(STATED PROBLEM): Exactly the lines from the one containing "Emit a Python" through the one containing "ck_rf = [80, 124, 117, 85, 71, 80]" must be returned; include both ends and nothing else.

(DATA ROWS):

• • • • •

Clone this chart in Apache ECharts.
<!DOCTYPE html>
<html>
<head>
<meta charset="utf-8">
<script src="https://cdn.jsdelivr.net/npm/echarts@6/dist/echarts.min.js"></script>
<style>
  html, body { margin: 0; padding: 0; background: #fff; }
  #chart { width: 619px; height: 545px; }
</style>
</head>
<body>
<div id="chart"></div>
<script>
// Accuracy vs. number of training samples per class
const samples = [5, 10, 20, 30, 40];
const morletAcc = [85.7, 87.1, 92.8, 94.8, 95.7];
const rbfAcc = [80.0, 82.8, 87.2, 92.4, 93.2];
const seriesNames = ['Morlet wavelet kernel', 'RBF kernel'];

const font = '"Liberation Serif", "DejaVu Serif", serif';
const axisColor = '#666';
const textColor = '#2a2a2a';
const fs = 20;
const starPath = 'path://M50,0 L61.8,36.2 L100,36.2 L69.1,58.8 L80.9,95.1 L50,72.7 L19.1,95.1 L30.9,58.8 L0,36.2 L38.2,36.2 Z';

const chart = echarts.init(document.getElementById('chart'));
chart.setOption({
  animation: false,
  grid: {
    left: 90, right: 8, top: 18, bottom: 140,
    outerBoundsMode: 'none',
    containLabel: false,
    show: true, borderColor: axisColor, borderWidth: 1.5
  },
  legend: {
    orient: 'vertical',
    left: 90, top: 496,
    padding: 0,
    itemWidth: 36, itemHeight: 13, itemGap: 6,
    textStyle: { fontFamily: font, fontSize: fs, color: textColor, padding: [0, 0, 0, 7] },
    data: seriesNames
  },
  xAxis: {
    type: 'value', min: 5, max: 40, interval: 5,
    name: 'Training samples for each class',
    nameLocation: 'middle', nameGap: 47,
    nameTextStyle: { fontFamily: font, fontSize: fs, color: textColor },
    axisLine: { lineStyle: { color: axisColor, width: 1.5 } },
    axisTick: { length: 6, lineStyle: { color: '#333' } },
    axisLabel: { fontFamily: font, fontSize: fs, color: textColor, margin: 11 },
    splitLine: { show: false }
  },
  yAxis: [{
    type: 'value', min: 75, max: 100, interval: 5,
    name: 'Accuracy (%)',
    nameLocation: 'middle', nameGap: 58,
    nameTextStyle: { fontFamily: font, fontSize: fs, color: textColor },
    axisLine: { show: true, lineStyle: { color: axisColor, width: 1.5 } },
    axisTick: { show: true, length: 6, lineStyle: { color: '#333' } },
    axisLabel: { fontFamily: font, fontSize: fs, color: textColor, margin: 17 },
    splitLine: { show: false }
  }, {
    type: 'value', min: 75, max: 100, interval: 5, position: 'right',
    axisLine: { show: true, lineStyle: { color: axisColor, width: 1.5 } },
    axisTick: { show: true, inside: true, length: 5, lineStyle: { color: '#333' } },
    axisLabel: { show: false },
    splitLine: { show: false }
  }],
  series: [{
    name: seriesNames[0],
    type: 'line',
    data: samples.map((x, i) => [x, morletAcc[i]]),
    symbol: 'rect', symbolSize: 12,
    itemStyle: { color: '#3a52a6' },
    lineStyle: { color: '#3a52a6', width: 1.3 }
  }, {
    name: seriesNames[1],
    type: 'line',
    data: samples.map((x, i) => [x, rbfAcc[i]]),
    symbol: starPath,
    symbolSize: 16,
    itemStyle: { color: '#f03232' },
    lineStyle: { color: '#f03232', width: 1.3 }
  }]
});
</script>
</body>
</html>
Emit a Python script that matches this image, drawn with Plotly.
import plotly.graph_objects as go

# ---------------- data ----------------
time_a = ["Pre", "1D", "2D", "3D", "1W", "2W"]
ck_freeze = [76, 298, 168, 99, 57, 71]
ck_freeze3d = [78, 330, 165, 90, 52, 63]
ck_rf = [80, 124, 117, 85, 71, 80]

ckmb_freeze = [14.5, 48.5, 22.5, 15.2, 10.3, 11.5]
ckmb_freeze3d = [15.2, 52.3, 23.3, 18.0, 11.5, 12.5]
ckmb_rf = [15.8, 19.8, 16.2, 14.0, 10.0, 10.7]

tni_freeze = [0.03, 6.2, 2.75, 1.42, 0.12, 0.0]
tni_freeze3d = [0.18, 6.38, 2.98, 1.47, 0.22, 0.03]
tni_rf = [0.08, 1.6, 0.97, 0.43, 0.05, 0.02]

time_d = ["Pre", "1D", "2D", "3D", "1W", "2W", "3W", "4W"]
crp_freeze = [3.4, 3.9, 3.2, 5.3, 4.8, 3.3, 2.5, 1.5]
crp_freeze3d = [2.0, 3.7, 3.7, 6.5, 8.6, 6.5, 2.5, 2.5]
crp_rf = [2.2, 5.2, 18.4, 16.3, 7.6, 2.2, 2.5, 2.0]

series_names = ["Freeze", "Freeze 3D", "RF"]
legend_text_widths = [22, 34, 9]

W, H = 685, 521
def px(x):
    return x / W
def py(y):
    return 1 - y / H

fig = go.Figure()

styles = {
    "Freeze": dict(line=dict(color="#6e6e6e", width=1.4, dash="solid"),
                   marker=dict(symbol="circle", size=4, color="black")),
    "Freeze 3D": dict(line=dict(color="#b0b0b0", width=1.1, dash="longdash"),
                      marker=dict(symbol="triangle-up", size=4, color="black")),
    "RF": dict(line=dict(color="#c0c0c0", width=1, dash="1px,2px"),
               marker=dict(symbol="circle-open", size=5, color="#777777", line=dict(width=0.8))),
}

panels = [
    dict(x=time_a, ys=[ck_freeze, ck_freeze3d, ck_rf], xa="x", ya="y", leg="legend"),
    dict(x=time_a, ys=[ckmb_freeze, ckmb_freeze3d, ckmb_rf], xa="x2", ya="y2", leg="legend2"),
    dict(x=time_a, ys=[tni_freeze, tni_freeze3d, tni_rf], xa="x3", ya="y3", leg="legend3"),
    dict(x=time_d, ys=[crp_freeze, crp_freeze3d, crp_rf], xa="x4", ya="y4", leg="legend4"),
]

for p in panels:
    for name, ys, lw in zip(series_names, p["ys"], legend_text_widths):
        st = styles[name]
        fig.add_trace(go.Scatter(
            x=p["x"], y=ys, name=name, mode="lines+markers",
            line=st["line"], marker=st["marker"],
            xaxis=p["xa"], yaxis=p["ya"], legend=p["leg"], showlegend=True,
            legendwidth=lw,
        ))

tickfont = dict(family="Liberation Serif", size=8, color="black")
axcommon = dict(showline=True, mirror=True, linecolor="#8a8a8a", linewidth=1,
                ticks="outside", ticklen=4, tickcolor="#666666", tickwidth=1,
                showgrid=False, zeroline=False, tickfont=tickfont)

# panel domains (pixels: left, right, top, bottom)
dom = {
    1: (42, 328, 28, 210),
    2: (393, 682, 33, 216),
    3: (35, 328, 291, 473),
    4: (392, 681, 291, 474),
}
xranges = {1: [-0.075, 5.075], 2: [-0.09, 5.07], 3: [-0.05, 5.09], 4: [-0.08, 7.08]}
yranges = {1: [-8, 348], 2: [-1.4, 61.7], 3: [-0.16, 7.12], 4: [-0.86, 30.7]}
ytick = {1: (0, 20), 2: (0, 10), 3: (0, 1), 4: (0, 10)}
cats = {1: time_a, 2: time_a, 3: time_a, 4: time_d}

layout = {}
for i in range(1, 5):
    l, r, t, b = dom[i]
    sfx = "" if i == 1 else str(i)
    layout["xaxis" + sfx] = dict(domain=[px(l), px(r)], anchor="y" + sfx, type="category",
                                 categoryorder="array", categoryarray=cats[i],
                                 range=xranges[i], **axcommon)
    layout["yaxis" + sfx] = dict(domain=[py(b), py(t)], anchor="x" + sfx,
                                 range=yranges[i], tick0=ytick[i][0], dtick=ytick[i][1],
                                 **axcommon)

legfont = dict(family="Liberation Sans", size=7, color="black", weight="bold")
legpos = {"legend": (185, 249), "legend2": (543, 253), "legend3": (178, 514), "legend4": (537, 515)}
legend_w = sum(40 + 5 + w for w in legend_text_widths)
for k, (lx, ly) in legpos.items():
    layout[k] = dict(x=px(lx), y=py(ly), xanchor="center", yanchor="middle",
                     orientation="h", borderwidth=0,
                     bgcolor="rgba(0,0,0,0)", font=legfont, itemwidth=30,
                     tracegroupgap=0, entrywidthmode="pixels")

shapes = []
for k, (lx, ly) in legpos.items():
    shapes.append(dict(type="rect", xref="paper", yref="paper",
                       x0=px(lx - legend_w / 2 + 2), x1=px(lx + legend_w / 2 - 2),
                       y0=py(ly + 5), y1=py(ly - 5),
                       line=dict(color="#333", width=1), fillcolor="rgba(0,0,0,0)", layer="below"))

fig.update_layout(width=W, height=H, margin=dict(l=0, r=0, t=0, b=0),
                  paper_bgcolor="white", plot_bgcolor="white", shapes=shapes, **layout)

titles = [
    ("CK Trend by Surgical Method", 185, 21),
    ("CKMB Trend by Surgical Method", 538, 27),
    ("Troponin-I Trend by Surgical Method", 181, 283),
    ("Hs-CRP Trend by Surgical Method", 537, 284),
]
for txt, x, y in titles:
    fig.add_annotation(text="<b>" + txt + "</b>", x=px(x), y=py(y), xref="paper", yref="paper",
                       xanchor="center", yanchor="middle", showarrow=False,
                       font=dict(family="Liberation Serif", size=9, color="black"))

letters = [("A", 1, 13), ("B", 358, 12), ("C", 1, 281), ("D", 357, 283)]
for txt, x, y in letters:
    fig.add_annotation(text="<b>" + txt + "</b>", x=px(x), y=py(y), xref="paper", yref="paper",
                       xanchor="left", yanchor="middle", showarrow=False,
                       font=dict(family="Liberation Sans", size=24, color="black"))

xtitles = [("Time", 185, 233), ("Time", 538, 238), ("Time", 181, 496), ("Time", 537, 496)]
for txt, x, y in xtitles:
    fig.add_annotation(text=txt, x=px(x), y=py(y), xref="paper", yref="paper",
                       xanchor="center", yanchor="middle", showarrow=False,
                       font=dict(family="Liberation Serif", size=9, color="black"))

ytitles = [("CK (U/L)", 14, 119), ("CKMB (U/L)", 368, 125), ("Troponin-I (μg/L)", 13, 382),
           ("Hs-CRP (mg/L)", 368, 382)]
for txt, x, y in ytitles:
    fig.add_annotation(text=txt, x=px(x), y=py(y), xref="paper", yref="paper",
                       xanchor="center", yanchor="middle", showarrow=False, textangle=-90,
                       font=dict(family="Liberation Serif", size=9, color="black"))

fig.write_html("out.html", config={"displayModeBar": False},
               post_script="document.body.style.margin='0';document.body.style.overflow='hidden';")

• • • • •

(CORRECT RESULT):
Emit a Python script that matches this image, drawn with Plotly.
import plotly.graph_objects as go

# ---------------- data ----------------
time_a = ["Pre", "1D", "2D", "3D", "1W", "2W"]
ck_freeze = [76, 298, 168, 99, 57, 71]
ck_freeze3d = [78, 330, 165, 90, 52, 63]
ck_rf = [80, 124, 117, 85, 71, 80]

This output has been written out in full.